ISPs Seek SCOTUS Review of N.Y. Affordability Law -- but Not Right Away

Seeking to invalidate New York’s Affordable Broadband Act, ISP groups asked that the U.S. Supreme Court review a 2nd U.S. Circuit Court of Appeals 2-1 ruling that federal statute doesn't preempt the state law. However, SCOTUS should wait until lower courts finish reviewing the FCC’s net neutrality order, CTIA, NTCA, USTelecom, ACA Connects, the Satellite Broadcasting and Communications Association and the New York State Telecommunications Association said in a petition for a writ of certiorari Monday.

The ISPs are challenging a 2021 state law requiring $15 monthly plans with 25 Mbps download and 3 Mbps upload speeds for qualifying low-income households. The 2nd Circuit found that federal law doesn't preempt it, reversing a district court. New York agreed not to enforce the law while SCOTUS considers ISPs’ cert petition. Supreme Court Justice Sonia Sotomayor on Monday asked New York for a Sept. 16 response to ISP groups’ separate application seeking a stay of the state’s broadband affordability law while justices weigh the case, assuming that the court grants the cert petition (see 2408120045).

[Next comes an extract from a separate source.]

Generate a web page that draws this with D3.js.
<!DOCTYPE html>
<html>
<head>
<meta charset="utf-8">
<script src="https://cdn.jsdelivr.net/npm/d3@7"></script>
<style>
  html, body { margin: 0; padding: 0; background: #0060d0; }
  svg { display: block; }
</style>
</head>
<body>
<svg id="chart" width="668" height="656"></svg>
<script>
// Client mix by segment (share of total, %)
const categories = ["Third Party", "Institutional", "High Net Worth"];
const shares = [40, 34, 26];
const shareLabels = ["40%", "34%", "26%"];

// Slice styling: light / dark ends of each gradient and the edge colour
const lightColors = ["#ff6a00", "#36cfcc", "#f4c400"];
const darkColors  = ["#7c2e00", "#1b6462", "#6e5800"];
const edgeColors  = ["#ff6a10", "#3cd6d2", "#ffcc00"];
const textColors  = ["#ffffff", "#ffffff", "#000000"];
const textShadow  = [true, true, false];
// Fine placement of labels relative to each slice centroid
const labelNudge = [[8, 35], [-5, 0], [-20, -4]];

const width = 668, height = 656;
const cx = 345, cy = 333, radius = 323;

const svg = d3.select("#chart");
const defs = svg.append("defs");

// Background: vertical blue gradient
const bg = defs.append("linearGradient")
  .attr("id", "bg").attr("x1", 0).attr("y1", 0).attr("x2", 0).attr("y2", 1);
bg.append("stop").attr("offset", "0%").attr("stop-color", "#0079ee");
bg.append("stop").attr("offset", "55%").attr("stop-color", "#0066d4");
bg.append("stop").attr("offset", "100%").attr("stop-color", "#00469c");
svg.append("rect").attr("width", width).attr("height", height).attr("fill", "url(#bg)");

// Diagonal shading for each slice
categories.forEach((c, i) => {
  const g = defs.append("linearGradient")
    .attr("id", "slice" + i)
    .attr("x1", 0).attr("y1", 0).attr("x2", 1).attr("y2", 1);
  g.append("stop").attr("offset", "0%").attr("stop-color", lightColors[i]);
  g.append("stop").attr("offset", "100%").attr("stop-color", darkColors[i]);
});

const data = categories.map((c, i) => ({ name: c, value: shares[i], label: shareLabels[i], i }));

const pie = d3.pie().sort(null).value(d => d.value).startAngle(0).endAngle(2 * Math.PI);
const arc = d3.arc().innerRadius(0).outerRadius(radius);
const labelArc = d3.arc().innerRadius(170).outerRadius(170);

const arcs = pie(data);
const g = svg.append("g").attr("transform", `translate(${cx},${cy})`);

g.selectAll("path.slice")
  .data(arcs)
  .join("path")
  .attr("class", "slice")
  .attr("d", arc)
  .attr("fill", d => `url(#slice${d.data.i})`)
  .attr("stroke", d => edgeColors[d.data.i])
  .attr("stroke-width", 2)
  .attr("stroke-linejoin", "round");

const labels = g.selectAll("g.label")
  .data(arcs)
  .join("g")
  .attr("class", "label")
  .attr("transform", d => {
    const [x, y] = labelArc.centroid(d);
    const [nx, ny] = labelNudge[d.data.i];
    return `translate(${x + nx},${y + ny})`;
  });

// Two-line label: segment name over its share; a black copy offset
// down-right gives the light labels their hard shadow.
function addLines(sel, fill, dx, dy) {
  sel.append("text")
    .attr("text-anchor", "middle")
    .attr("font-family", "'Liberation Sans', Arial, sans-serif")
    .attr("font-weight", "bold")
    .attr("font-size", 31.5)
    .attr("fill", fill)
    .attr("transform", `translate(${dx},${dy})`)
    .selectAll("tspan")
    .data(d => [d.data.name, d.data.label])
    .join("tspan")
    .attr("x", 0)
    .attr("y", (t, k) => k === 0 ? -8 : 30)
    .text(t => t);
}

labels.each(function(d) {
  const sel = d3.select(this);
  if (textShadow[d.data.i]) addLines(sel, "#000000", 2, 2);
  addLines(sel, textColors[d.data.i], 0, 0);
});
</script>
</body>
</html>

"Whether States can set prices for interstate information services -- including, but not limited to, broadband -- is a question of exceptional and national importance,” wrote ISP petitioners in docket 24A138. The 2nd Circuit’s “2-1 acceptance of New York’s contention that it has that authority threatens to spark a nationwide, state-by-state race to dictate the prices at which broadband service is sold to consumers,” petitioners said: SCOTUS should grant cert "to confirm that the federal Communications Act -- not a patchwork of state laws -- governs the regulation of interstate communications services such as broadband.” Petitioners additionally warned that if states are allowed to regulate broadband prices, they might later set prices for other interstate information services including email, cloud storage, streaming and videoconferencing.

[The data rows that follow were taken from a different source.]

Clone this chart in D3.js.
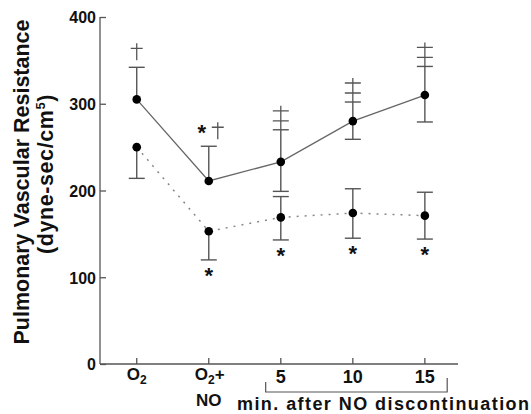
<!DOCTYPE html>
<html>
<head>
<meta charset="utf-8">
<script src="https://cdn.jsdelivr.net/npm/d3@7"></script>
<style>
  body { margin: 0; background: #fff; }
  svg text { font-family: "Liberation Sans", Arial, sans-serif; font-weight: bold; fill: #111; }
</style>
</head>
<body>
<svg width="531" height="414"></svg>
<script>
// values (dyne-sec/cm5)
const categories = ["O2", "O2+NO", "5", "10", "15"];
const solidMean  = [305, 211, 233, 280, 310];
const solidUpper = [342, 251, 270, 302, 343];
const solidLower = [null, null, 199, 259, 279];
const dashMean   = [250, 153, 169, 174, 171];
const dashUpper  = [null, null, 193, 202, 198];
const dashLower  = [214, 120, 143, 145, 144];
const yTicks = [0, 100, 200, 300, 400];
// significance marks: above solid series (dagger / double dagger), below dashed series
const solidAst   = [false, true, false, false, false];
const solidDag   = [1, 1, 2, 2, 2];
const dashAst    = [false, true, true, true, true];

const svg = d3.select("svg");

const x = d3.scaleLinear().domain([-0.51, 4.46]).range([100, 458]);
const y = d3.scaleLinear().domain([0, 400]).range([364, 17]);

const axisCol = "#555";

// y axis, ticks pointing inward
const yAxis = d3.axisLeft(y).tickValues(yTicks).tickSize(-6).tickPadding(4);
const gy = svg.append("g").attr("transform", "translate(100,0)").call(yAxis);
gy.select(".domain").remove();
gy.selectAll("text").style("font-size", "16px").attr("dy", "0.36em");
gy.selectAll(".tick line").attr("stroke", axisCol).attr("stroke-width", 1.3);

svg.append("line")
    .attr("x1", 100).attr("x2", 100)
    .attr("y1", y(400)).attr("y2", y(0))
    .attr("stroke", axisCol).attr("stroke-width", 1.3);
svg.append("line")
    .attr("x1", 100).attr("x2", 458)
    .attr("y1", y(0)).attr("y2", y(0))
    .attr("stroke", axisCol).attr("stroke-width", 1.3);

svg.append("g").selectAll("line").data(categories).enter().append("line")
    .attr("x1", (d, i) => x(i)).attr("x2", (d, i) => x(i))
    .attr("y1", y(0)).attr("y2", y(0) - 6)
    .attr("stroke", axisCol).attr("stroke-width", 1.3);

// x labels
const lab = svg.append("g").style("font-size", "17px");
const o2 = lab.append("text").attr("x", x(0)).attr("y", 380).attr("text-anchor", "middle");
o2.append("tspan").text("O");
o2.append("tspan").attr("dy", 4).style("font-size", "12px").text("2");
const o2no = lab.append("text").attr("x", x(1) + 1).attr("y", 380).attr("text-anchor", "middle");
o2no.append("tspan").text("O");
o2no.append("tspan").attr("dy", 4).style("font-size", "12px").text("2");
o2no.append("tspan").attr("dy", -4).text("+");
lab.append("text").attr("x", x(1)).attr("y", 406).attr("text-anchor", "middle").text("NO");
[2, 3, 4].forEach(i => {
    lab.append("text").attr("x", x(i)).attr("y", 383).attr("text-anchor", "middle")
        .style("font-size", "18px").text(categories[i]);
});
svg.append("path")
    .attr("d", `M${x(1.79)},382 V392 H${x(4.31)} V378`)
    .attr("fill", "none").attr("stroke", axisCol).attr("stroke-width", 1.2);
lab.append("text").attr("x", 237).attr("y", 410)
    .attr("textLength", 292).attr("lengthAdjust", "spacing")
    .style("font-size", "18px").text("min. after NO discontinuation");

// y label
const yl1 = svg.append("text")
    .attr("transform", "translate(29,182) rotate(-90)")
    .attr("text-anchor", "middle").style("font-size", "21.5px")
    .text("Pulmonary Vascular Resistance");
const yl2 = svg.append("text")
    .attr("transform", "translate(53,174) rotate(-90)")
    .attr("text-anchor", "middle").style("font-size", "21.5px")
    .style("letter-spacing", "0.6px");
yl2.append("tspan").text("(dyne-sec/cm");
yl2.append("tspan").attr("dy", -8).style("font-size", "13px").text("5");
yl2.append("tspan").attr("dy", 8).text(")");

// lines
const line = d3.line().x((d, i) => x(i)).y(d => y(d));
svg.append("path").datum(dashMean).attr("d", line)
    .attr("fill", "none").attr("stroke", "#888").attr("stroke-width", 1.5)
    .attr("stroke-dasharray", "2,6");
svg.append("path").datum(solidMean).attr("d", line)
    .attr("fill", "none").attr("stroke", "#666").attr("stroke-width", 1.3);

// error bars
function errBars(mean, upper, lower) {
    const g = svg.append("g").attr("stroke", "#555").attr("stroke-width", 1.4);
    mean.forEach((m, i) => {
        [upper[i], lower[i]].forEach(v => {
            if (v == null) return;
            g.append("line").attr("x1", x(i)).attr("x2", x(i)).attr("y1", y(m)).attr("y2", y(v));
            g.append("line").attr("x1", x(i) - 8).attr("x2", x(i) + 8).attr("y1", y(v)).attr("y2", y(v));
        });
    });
}
errBars(solidMean, solidUpper, solidLower);
errBars(dashMean, dashUpper, dashLower);

// dots
[solidMean, dashMean].forEach(s => {
    svg.append("g").selectAll("circle").data(s).enter().append("circle")
        .attr("cx", (d, i) => x(i)).attr("cy", d => y(d)).attr("r", 4.3).attr("fill", "#000");
});

// daggers above the solid series
const dg = svg.append("g").attr("stroke", "#555").attr("stroke-width", 1.3).attr("fill", "none");
solidDag.forEach((n, i) => {
    const cap = y(solidUpper[i]);
    const cx = solidAst[i] ? x(i) + 9 : x(i);
    if (n === 1) {
        dg.append("path").attr("d", `M${cx},${cap - 24} V${cap - 7} M${cx - 6},${cap - 19} H${cx + 6}`);
    } else {
        dg.append("path").attr("d", `M${x(i)},${cap - 24} V${cap} M${x(i) - 8},${cap - 19} H${x(i) + 8} M${x(i) - 8},${cap - 9} H${x(i) + 8}`);
    }
    if (solidAst[i]) {
        svg.append("text").attr("x", x(i) - 7).attr("y", cap - 6)
            .attr("text-anchor", "middle").style("font-size", "22px").text("*");
    }
});

// asterisks below the dashed series
svg.append("g").style("font-size", "22px")
    .selectAll("text").data(dashAst).enter().append("text")
    .attr("x", (d, i) => x(i)).attr("y", (d, i) => y(dashLower[i]) + 23)
    .attr("text-anchor", "middle").text(d => d ? "*" : "");
</script>
</body>
</html>
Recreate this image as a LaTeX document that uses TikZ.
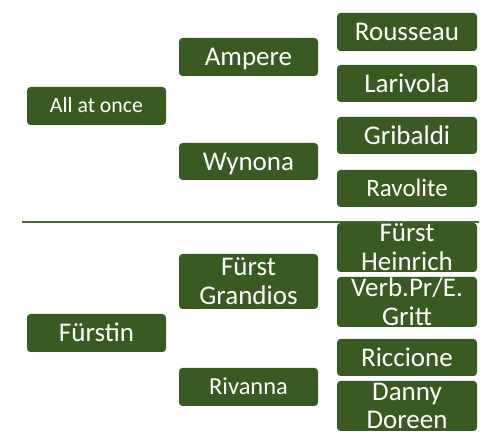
\documentclass[tikz,border=0pt]{standalone}
\usepackage{fontspec}
\setmainfont{Carlito}
\definecolor{boxgreen}{HTML}{3A5A24}
\definecolor{linegreen}{HTML}{4A6B38}
\begin{document}
\begin{tikzpicture}[x=1pt,y=-1pt,
  gbox/.style={fill=boxgreen, text=white, rounded corners=3.5pt, inner sep=0pt,
    minimum width=#1, font=\fontsize{27}{28.8}\selectfont, align=center},
  gbox/.default=139pt,
  one/.style={text height=#1, text depth=0pt},
  one/.default=17.4pt]
\useasboundingbox (0,0) rectangle (493,443);
\fill[white] (0,0) rectangle (493,443);
% upper tree
\node[gbox, one=14pt, minimum height=38pt, font=\fontsize{21.8}{24}\selectfont] (allatonce) at (96.5,106) {All at once};
\node[gbox, one, minimum height=38pt] (ampere) at (248.5,57) {Ampere};
\node[gbox, one, minimum height=37pt] (wynona) at (248.5,161.5) {Wynona};
\node[gbox=140pt, one, minimum height=38pt] (rousseau) at (407,32) {Rousseau};
\node[gbox=140pt, one, minimum height=37pt] (larivola) at (407,83.5) {Larivola};
\node[gbox=140pt, one, minimum height=37pt] (gribaldi) at (407,135.5) {Gribaldi};
\node[gbox=140pt, one=16.1pt, minimum height=37pt, font=\fontsize{25}{27}\selectfont] (ravolite) at (407,188.5) {Ravolite};
% separator
\coordinate (sepl) at (22,221.7);
\coordinate (sepr) at (479,221.7);
\draw[linegreen, line width=2pt] (sepl) -- (sepr);
% lower tree
\node[gbox, one, minimum height=38pt] (fuerstin) at (96.5,333) {Fürstin};
\node[gbox, minimum height=55pt] (grandios) at (248.5,281.5) {Fürst\\Grandios};
\node[gbox, one=15.7pt, minimum height=38pt, font=\fontsize{24.4}{27}\selectfont] (rivanna) at (248.5,387) {Rivanna};
\node[gbox=140pt, minimum height=49pt] (heinrich) at (407,247.5) {Fürst\\Heinrich};
\node[gbox=140pt, minimum height=50pt] (verb) at (407,302) {Verb.Pr/E.\\Gritt};
\node[gbox=140pt, one, minimum height=37pt] (riccione) at (407,357.5) {Riccione};
\node[gbox=140pt, minimum height=50pt] (danny) at (407,406) {Danny\\Doreen};
\end{tikzpicture}
\end{document}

While the case may be important, the ISPs groups asked SCOTUS to wait until the courts resolve litigation on the FCC’s order reclassifying broadband as a Title II service under the Communications Act. Earlier this month, the 6th Circuit stayed the FCC’s order (see 2408010066). That directly affects the New York case because the 2nd Circuit’s ruling was based on the previous Title I regime (see 2404260051).

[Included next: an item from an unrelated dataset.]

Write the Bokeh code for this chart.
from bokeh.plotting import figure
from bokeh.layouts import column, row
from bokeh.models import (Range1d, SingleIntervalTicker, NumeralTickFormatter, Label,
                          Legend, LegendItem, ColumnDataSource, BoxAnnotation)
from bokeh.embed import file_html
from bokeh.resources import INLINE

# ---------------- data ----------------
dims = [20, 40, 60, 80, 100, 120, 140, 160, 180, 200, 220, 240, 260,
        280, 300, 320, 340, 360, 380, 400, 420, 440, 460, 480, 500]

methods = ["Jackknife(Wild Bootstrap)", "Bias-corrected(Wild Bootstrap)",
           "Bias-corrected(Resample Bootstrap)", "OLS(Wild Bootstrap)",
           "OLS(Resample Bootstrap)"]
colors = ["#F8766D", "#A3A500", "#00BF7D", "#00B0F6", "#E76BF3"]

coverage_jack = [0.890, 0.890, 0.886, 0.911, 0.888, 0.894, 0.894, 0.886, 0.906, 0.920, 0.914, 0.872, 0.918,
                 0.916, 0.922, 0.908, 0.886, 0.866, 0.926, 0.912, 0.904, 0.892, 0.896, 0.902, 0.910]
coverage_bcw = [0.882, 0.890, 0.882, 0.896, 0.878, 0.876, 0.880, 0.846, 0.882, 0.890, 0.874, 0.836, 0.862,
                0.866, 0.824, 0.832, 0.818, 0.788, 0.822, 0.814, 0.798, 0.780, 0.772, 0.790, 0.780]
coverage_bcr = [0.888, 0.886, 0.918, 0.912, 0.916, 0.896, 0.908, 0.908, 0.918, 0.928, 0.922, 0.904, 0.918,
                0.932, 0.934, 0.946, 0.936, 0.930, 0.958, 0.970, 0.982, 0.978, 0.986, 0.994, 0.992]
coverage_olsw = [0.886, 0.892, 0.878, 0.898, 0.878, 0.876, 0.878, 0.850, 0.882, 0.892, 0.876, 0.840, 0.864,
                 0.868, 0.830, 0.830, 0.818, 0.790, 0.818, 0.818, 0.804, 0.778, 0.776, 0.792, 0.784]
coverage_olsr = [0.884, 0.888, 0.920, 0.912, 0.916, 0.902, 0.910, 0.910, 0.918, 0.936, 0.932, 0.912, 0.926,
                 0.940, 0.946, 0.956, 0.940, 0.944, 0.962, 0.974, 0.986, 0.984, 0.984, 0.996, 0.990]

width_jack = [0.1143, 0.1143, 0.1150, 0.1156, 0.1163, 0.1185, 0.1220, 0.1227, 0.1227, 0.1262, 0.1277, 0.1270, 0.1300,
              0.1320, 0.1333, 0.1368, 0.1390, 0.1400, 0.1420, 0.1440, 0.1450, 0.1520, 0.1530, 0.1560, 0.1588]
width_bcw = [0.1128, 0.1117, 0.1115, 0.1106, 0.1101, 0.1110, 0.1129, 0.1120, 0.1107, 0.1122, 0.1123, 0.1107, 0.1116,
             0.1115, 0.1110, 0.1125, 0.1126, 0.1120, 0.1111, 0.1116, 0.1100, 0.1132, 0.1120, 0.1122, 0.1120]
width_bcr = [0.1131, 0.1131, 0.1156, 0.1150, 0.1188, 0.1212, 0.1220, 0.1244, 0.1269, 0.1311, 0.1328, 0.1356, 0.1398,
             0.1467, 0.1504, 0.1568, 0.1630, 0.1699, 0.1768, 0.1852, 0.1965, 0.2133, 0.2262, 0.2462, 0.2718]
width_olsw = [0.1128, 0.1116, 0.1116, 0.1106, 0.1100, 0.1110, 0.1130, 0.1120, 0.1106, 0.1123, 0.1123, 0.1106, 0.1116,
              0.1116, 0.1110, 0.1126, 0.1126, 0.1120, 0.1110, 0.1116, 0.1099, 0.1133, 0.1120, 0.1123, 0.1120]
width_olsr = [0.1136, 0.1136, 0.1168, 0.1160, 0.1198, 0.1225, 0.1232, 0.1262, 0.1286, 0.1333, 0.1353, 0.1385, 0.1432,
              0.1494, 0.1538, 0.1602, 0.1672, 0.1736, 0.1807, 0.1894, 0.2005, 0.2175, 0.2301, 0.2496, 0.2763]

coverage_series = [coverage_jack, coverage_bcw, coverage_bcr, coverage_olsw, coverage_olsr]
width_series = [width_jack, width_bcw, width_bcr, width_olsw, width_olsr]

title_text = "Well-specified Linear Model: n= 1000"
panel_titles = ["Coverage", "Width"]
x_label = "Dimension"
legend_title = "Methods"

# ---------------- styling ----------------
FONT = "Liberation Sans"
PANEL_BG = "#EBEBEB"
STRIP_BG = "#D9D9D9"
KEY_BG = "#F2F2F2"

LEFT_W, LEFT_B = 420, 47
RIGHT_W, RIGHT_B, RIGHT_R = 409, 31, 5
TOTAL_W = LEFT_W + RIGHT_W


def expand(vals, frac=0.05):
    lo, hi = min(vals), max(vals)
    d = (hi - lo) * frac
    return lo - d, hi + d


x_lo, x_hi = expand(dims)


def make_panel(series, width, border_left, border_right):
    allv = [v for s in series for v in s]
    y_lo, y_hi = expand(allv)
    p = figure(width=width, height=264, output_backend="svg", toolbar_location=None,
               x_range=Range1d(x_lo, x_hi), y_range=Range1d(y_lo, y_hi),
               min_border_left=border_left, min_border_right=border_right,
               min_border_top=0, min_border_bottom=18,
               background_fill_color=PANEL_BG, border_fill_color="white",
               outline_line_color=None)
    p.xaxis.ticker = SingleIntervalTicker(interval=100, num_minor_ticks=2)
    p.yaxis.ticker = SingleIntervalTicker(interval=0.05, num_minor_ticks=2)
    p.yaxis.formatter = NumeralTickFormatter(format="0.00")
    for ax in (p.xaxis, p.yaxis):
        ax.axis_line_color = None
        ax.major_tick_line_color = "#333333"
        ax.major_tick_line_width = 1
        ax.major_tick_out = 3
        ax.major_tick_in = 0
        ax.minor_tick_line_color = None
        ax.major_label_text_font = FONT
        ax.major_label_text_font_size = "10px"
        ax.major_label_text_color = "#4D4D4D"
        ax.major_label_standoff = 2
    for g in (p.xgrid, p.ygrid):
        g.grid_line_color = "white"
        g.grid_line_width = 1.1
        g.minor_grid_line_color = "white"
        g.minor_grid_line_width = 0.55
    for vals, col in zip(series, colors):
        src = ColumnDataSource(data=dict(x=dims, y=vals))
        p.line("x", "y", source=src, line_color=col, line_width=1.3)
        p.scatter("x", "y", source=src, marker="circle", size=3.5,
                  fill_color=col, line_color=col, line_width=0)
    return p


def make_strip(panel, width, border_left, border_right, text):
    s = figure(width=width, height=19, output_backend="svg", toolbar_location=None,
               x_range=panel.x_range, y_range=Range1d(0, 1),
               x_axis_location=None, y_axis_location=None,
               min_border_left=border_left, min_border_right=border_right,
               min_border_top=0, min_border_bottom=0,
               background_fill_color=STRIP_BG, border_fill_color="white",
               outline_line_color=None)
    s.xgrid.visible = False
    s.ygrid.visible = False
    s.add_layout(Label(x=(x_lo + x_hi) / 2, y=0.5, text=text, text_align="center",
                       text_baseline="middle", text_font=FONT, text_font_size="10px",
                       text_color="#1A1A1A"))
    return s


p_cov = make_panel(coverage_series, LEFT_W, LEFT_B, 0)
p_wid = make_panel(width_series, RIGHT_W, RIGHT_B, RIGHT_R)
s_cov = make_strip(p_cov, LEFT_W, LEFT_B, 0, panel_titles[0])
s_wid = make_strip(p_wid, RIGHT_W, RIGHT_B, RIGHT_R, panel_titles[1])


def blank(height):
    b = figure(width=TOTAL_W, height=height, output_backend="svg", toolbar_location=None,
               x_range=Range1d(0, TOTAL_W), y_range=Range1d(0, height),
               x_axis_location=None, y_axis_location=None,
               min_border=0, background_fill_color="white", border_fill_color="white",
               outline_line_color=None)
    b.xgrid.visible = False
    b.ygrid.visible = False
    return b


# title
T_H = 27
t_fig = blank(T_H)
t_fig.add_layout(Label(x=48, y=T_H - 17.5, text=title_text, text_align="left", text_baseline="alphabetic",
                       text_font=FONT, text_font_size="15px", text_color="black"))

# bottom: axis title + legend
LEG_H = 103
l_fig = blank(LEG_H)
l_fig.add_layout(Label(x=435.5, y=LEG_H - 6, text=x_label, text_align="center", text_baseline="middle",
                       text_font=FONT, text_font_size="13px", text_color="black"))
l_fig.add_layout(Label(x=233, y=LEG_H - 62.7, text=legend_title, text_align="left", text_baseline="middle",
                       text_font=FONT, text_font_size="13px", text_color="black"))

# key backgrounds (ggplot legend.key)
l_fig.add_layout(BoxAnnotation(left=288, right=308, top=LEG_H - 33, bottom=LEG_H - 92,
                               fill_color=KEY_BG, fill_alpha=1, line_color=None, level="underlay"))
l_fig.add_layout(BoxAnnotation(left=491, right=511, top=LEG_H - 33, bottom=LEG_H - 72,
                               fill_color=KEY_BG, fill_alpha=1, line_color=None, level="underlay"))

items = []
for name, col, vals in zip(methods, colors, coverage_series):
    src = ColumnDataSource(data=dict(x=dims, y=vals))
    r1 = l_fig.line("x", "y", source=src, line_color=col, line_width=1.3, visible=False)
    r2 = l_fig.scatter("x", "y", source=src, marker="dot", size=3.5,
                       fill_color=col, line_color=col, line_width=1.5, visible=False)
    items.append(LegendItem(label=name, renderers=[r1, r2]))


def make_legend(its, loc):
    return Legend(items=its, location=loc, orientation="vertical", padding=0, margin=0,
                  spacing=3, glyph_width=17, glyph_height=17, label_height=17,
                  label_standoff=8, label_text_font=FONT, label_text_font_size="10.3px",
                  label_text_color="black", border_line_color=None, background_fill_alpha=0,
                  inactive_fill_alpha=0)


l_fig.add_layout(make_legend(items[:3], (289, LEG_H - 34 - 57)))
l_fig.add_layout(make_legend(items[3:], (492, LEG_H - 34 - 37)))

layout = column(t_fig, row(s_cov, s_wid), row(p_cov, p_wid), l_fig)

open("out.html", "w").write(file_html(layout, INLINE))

The Supreme Court should review the New York law “after the Sixth Circuit or (if someone seeks and this Court grants certiorari) this Court first confirms the Title I classification of broadband,” the ISP groups suggested. “The Court may do so either by holding this petition or by granting it and delaying briefing or argument so the Court can address this issue alongside or after resolution of challenges to the FCC’s order.”

The “upshot” of the 2nd and 6th circuit decisions is that each state “can now do what the FCC cannot -- subject an interstate information service to common-carrier regulation, including rate regulation,” the ISP groups said. “A world in which States can countermand Congress’s preclusion of rate regulation for such services will end long-standing national uniformity for broadband, to the detriment of providers, consumers, and the nation.”

"While the [FCC] has repeatedly reversed course on whether broadband internet access service ... is a common-carrier telecommunications service under federal law, one thing has remained constant: no government -- state or federal -- has regulated the rates consumers pay for broadband service,” the petitioners said. The 2nd Circuit’s dissenting judge and the district court were right that the Communications Act preempts states from regulating prices, they said. “Both field and conflict preemption apply here.”